You're looking at it backwards. If you're using Courier 12 pt. with 1" margins, then 78 pages times 250 wpp is 19,500 words. That's your word count using traditional counting methods, not 15,000, which I'm guessing is your word processor's count. Word processor counts won't match 250 wpp x nbr. of pages.
I understand what you mean, but I also understand why the OP asked the question. People are constantly claiming that 250 wpp. is a pretty good estimate of your word count--and for fiction, it generally isn't; fiction is all over the place. On a single page of terse dialogue, word counts can plunge toward nothingness.
I thiink Dragoon Elf is asking if his word density over his 78 is low. I'd say it's on the lower side of the normal range. Nothing to worry about.

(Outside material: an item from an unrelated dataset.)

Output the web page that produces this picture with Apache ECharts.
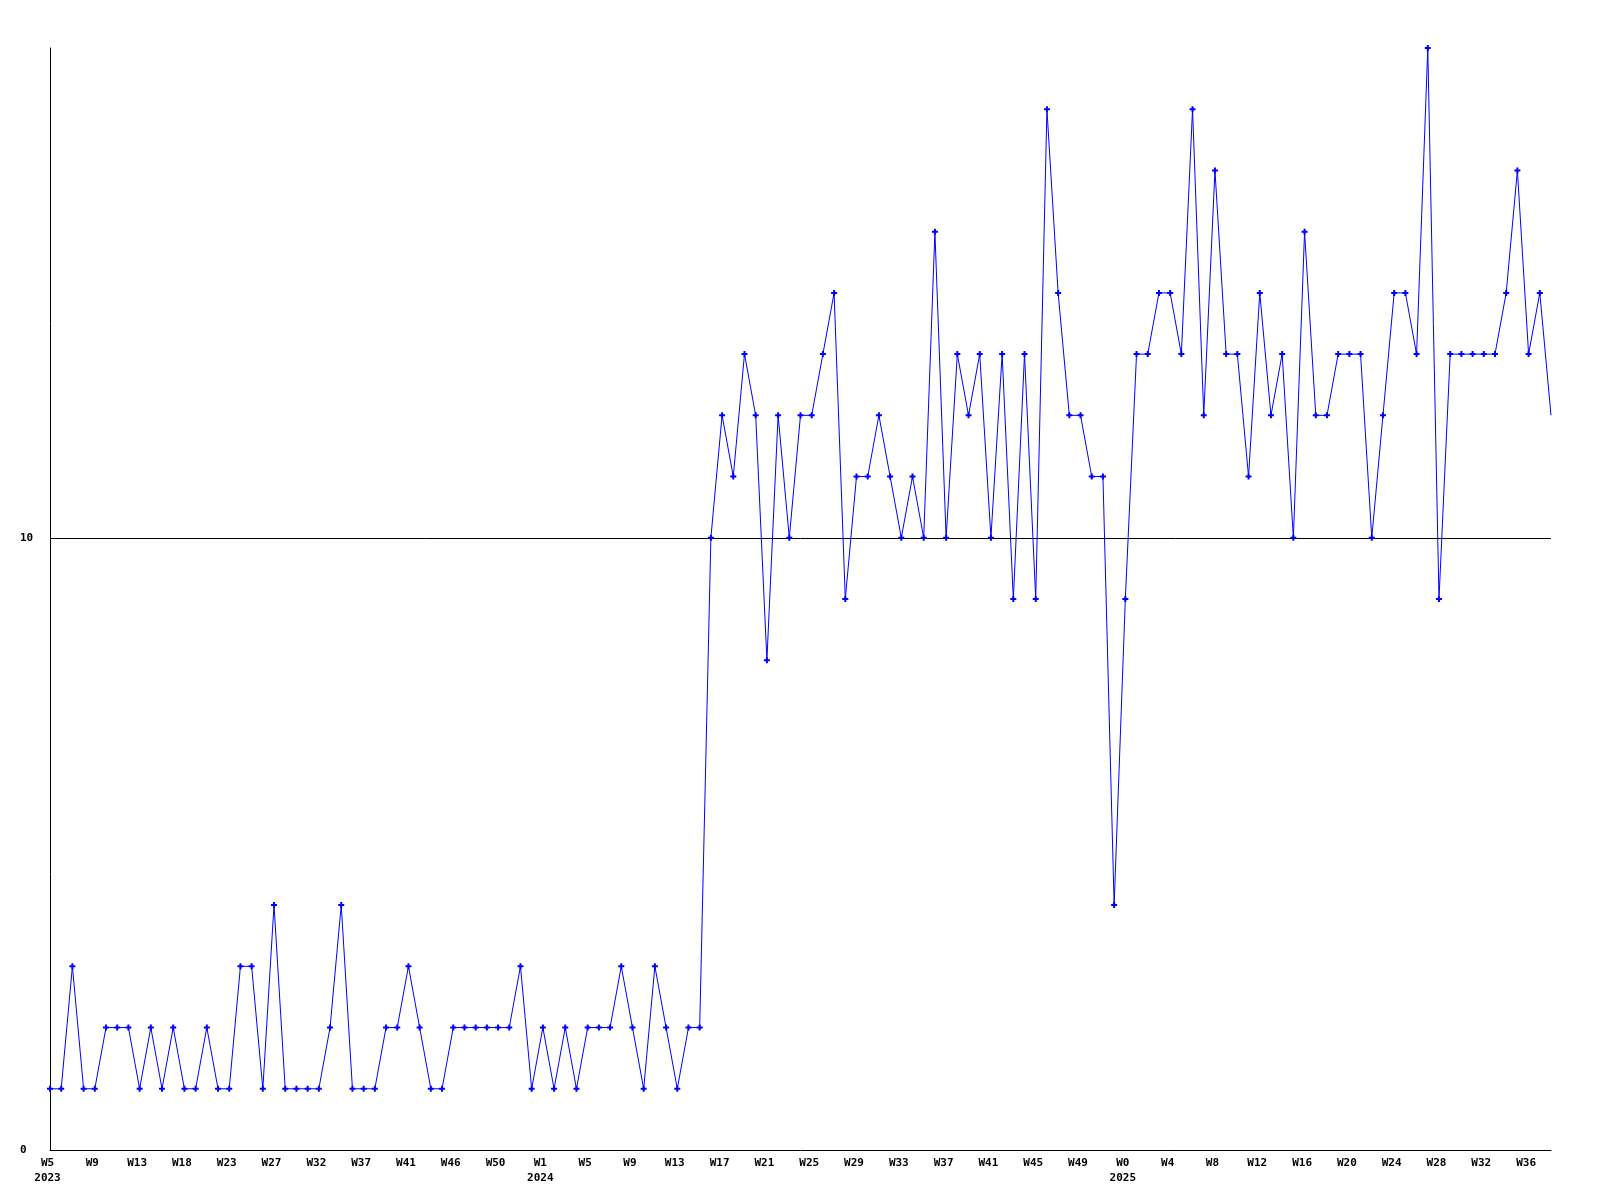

Knowing your word count and your typical word density can be useful. And the writers I know put a rounded count of actual words on their manuscripts, not 250 x pages.
Even before the advent of word processors, writers used to count their words. In Twain's original manuscripts, there are little numbers pencilled in the margins--counting words. Hemingway and Graham Greene did the ame thing. I certainly count my words. And, because I've been writing long enough to know what's typical for me, I pay attention to things like word density per chapter in the same way that most people give at least passing consideration to chapter length.
Just as a matter of trivia, I'm told that in France, publishers are interested in letter counts--all characters including spaces. They scoff at the notion of adding together "a" and "sesquipedalian" and claiming that it measures something significant.